The Independent notices a book about stationery. James Ward’s Adventures in Stationery: a journey through your pencil case (Profile Books), to be precise. As precise as Ward is about the appeal of stationery. Not just paper – we’re talking, or at least he is, about drawing pins, highlighter pens and staples too. He says:
“At work, my colleagues might notice that I bring in my own stationery rather than use the stationery in the office, but they probably wouldn't try to engage me in conversation about it. Online, it's completely different.” [...]
“Without wishing to overstate it,” says Ward, aware that he’s overstating it, “stationery has created civilisation. Language is how we make sense of the world, and written language gives us an aggregated sense of knowledge. That only happens because of stationery.”
I point out that this has more to do with pens than, say, desk tidies. “Well, yes, I suppose there are less essential items,” he says. “But if you’ve got pens, you need to put them somewhere, don’t you? You can’t just have them rolling around.”

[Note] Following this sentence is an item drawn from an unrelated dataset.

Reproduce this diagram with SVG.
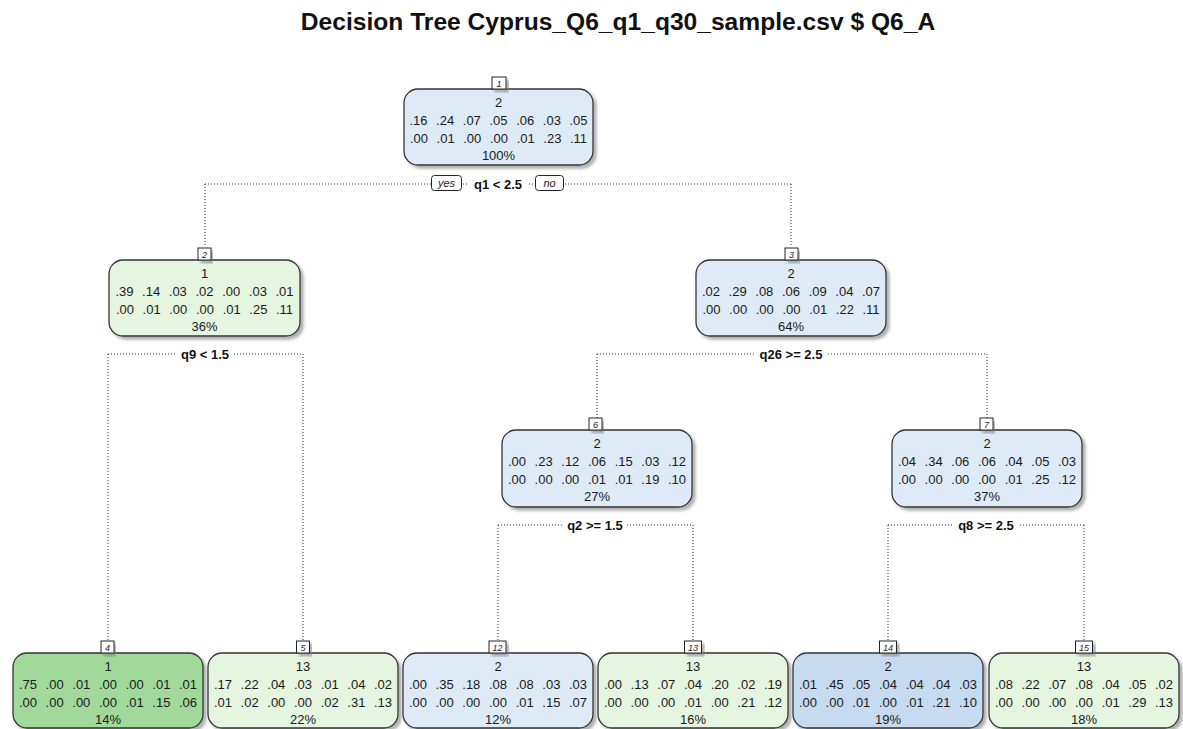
<svg xmlns="http://www.w3.org/2000/svg" width="1183" height="729" viewBox="0 0 1183 729">
  <defs>
    <filter id="shadow" x="-10%" y="-20%" width="125%" height="150%">
      <feDropShadow dx="3" dy="3" stdDeviation="1.6" flood-color="#7a7a7a" flood-opacity="0.6"/>
    </filter>
  </defs>
  <style>
    .title { font-family: "Liberation Sans", Arial, sans-serif; font-weight: bold; font-size: 24.6px; fill: #111; }
    .box { stroke: #333; stroke-width: 1.3; filter: url(#shadow); }
    .blue1 { fill: #deebf7; }
    .blue2 { fill: #c6dbef; }
    .green1 { fill: #e5f5e0; }
    .green2 { fill: #a1d99b; }
    .txt { font-family: "Liberation Sans", Arial, sans-serif; font-size: 13px; fill: #1a1a1a; text-anchor: middle; word-spacing: 5px; }
    .num { fill: #fff; stroke: #222; stroke-width: 1; filter: url(#shadow); }
    .numtxt { font-family: "Liberation Sans", Arial, sans-serif; font-size: 9px; font-style: italic; fill: #222; text-anchor: middle; }
    .edge { fill: none; stroke: #333; stroke-width: 1; stroke-dasharray: 1 2; }
    .split { font-family: "Liberation Sans", Arial, sans-serif; font-size: 13px; font-weight: bold; fill: #111; text-anchor: middle; }
    .lblbg { fill: #fff; }
    .yn { fill: #fff; stroke: #222; stroke-width: 1; }
    .yntxt { font-family: "Liberation Sans", Arial, sans-serif; font-size: 11px; font-style: italic; fill: #222; text-anchor: middle; }
  </style>

  <rect width="1183" height="729" fill="#fff"/>
  <text class="title" x="618" y="30" text-anchor="middle">Decision Tree Cyprus_Q6_q1_q30_sample.csv $ Q6_A</text>

  <!-- connectors: dotted split lines and drops to child label boxes -->
  <g id="connectors">
    <path class="edge" d="M205,184 H791 M205,184 V247 M791,184 V247"/>
    <path class="edge" d="M108,354 H303 M108,354 V641 M303,354 V641"/>
    <path class="edge" d="M597,354 H987 M597,354 V418 M987,354 V418"/>
    <path class="edge" d="M498,525 H693 M498,525 V641 M693,525 V641"/>
    <path class="edge" d="M888,525 H1084 M888,525 V641 M1084,525 V641"/>
  </g>

  <!-- split labels -->
  <g id="splits">
    <rect class="lblbg" x="469" y="176" width="58" height="16"/>
    <text class="split" x="498" y="188.5">q1 &lt; 2.5</text>
    <rect class="yn" x="431.5" y="175.5" width="30" height="15" rx="3"/>
    <text class="yntxt" x="446.5" y="187">yes</text>
    <rect class="yn" x="535.5" y="175.5" width="28" height="15" rx="3"/>
    <text class="yntxt" x="549.5" y="187">no</text>

    <rect class="lblbg" x="176" y="346" width="58" height="16"/>
    <text class="split" x="205" y="358.5">q9 &lt; 1.5</text>

    <rect class="lblbg" x="755" y="346" width="72" height="16"/>
    <text class="split" x="791" y="358.5">q26 &gt;= 2.5</text>

    <rect class="lblbg" x="563" y="517" width="64" height="16"/>
    <text class="split" x="595" y="529.5">q2 &gt;= 1.5</text>

    <rect class="lblbg" x="954" y="517" width="64" height="16"/>
    <text class="split" x="986" y="529.5">q8 &gt;= 2.5</text>
  </g>

  <!-- node 1 -->
  <g id="node1">
    <rect class="box blue1" x="404" y="89" width="189" height="76" rx="14"/>
    <rect class="num" x="492" y="77" width="14" height="12"/>
    <text class="numtxt" x="499" y="86.5">1</text>
    <text class="txt" x="498.5" y="107">2</text>
    <text class="txt" x="498.5" y="125">.16 .24 .07 .05 .06 .03 .05</text>
    <text class="txt" x="498.5" y="142.5">.00 .01 .00 .00 .01 .23 .11</text>
    <text class="txt" x="498.5" y="160">100%</text>
  </g>

  <!-- node 2 -->
  <g id="node2">
    <rect class="box green1" x="109" y="260" width="191" height="76" rx="14"/>
    <rect class="num" x="198" y="248" width="13" height="12"/>
    <text class="numtxt" x="204.5" y="257.5">2</text>
    <text class="txt" x="204.5" y="278">1</text>
    <text class="txt" x="204.5" y="296">.39 .14 .03 .02 .00 .03 .01</text>
    <text class="txt" x="204.5" y="313.5">.00 .01 .00 .00 .01 .25 .11</text>
    <text class="txt" x="204.5" y="331">36%</text>
  </g>

  <!-- node 3 -->
  <g id="node3">
    <rect class="box blue1" x="696" y="260" width="190" height="76" rx="14"/>
    <rect class="num" x="785" y="248" width="13" height="12"/>
    <text class="numtxt" x="791.5" y="257.5">3</text>
    <text class="txt" x="791" y="278">2</text>
    <text class="txt" x="791" y="296">.02 .29 .08 .06 .09 .04 .07</text>
    <text class="txt" x="791" y="313.5">.00 .00 .00 .00 .01 .22 .11</text>
    <text class="txt" x="791" y="331">64%</text>
  </g>

  <!-- node 6 -->
  <g id="node6">
    <rect class="box blue1" x="502" y="430" width="190" height="77" rx="14"/>
    <rect class="num" x="589" y="418" width="13" height="12"/>
    <text class="numtxt" x="595.5" y="427.5">6</text>
    <text class="txt" x="597" y="448">2</text>
    <text class="txt" x="597" y="466">.00 .23 .12 .06 .15 .03 .12</text>
    <text class="txt" x="597" y="483.5">.00 .00 .00 .01 .01 .19 .10</text>
    <text class="txt" x="597" y="501">27%</text>
  </g>

  <!-- node 7 -->
  <g id="node7">
    <rect class="box blue1" x="892" y="430" width="190" height="77" rx="14"/>
    <rect class="num" x="980" y="418" width="13" height="12"/>
    <text class="numtxt" x="986.5" y="427.5">7</text>
    <text class="txt" x="987" y="448">2</text>
    <text class="txt" x="987" y="466">.04 .34 .06 .06 .04 .05 .03</text>
    <text class="txt" x="987" y="483.5">.00 .00 .00 .00 .01 .25 .12</text>
    <text class="txt" x="987" y="501">37%</text>
  </g>

  <!-- leaf 4 -->
  <g id="node4">
    <rect class="box green2" x="13" y="653" width="190" height="75" rx="14"/>
    <rect class="num" x="101" y="641" width="13" height="12"/>
    <text class="numtxt" x="107.5" y="650.5">4</text>
    <text class="txt" x="108" y="671">1</text>
    <text class="txt" x="108" y="689">.75 .00 .01 .00 .00 .01 .01</text>
    <text class="txt" x="108" y="706.5">.00 .00 .00 .00 .01 .15 .06</text>
    <text class="txt" x="108" y="724">14%</text>
  </g>

  <!-- leaf 5 -->
  <g id="node5">
    <rect class="box green1" x="208" y="653" width="190" height="75" rx="14"/>
    <rect class="num" x="296.5" y="641" width="13" height="12"/>
    <text class="numtxt" x="303" y="650.5">5</text>
    <text class="txt" x="303" y="671">13</text>
    <text class="txt" x="303" y="689">.17 .22 .04 .03 .01 .04 .02</text>
    <text class="txt" x="303" y="706.5">.01 .02 .00 .00 .02 .31 .13</text>
    <text class="txt" x="303" y="724">22%</text>
  </g>

  <!-- leaf 12 -->
  <g id="node12">
    <rect class="box blue1" x="403" y="653" width="190" height="75" rx="14"/>
    <rect class="num" x="489" y="641" width="17" height="12"/>
    <text class="numtxt" x="497.5" y="650.5">12</text>
    <text class="txt" x="498" y="671">2</text>
    <text class="txt" x="498" y="689">.00 .35 .18 .08 .08 .03 .03</text>
    <text class="txt" x="498" y="706.5">.00 .00 .00 .00 .01 .15 .07</text>
    <text class="txt" x="498" y="724">12%</text>
  </g>

  <!-- leaf 13 -->
  <g id="node13">
    <rect class="box green1" x="598" y="653" width="190" height="75" rx="14"/>
    <rect class="num" x="684.5" y="641" width="17" height="12"/>
    <text class="numtxt" x="693" y="650.5">13</text>
    <text class="txt" x="693" y="671">13</text>
    <text class="txt" x="693" y="689">.00 .13 .07 .04 .20 .02 .19</text>
    <text class="txt" x="693" y="706.5">.00 .00 .00 .01 .00 .21 .12</text>
    <text class="txt" x="693" y="724">16%</text>
  </g>

  <!-- leaf 14 -->
  <g id="node14">
    <rect class="box blue2" x="793" y="653" width="190" height="75" rx="14"/>
    <rect class="num" x="879.5" y="641" width="17" height="12"/>
    <text class="numtxt" x="888" y="650.5">14</text>
    <text class="txt" x="888" y="671">2</text>
    <text class="txt" x="888" y="689">.01 .45 .05 .04 .04 .04 .03</text>
    <text class="txt" x="888" y="706.5">.00 .00 .01 .00 .01 .21 .10</text>
    <text class="txt" x="888" y="724">19%</text>
  </g>

  <!-- leaf 15 -->
  <g id="node15">
    <rect class="box green1" x="989" y="653" width="190" height="75" rx="14"/>
    <rect class="num" x="1075.5" y="641" width="17" height="12"/>
    <text class="numtxt" x="1084" y="650.5">15</text>
    <text class="txt" x="1084" y="671">13</text>
    <text class="txt" x="1084" y="689">.08 .22 .07 .08 .04 .05 .02</text>
    <text class="txt" x="1084" y="706.5">.00 .00 .00 .00 .01 .29 .13</text>
    <text class="txt" x="1084" y="724">18%</text>
  </g>
</svg>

Indeed. You want those pens stationary.
“There are people who are football obsessives,” he says, “who can name teams going back years and remember what minute such-and-such a goal was scored. They’re considered normal guys who like their football. And there are people who memorise endless Beatles facts, you know, who played what instrument on which album and so on, and that’s also deemed cool. But if you apply that same interest to something like stationery, you’re mocked.”
I am not mocking him: he is onto something here, and I like his blog I Like Boring Things because he is concerned about mathematical accuracy. He is sound on peas and cheese. Quote unquote:
I do not think that “an Eiffel Tower” is a helpful unit of weight for measuring cheese consumption.
Peas, cheese, pins and staples. So here are the Staple Singers live in 1972 at Wattstax with “Respect Yourself”:
Fun fact: Pops Staples and Te Ururoa Flavell have never been seen in the same room.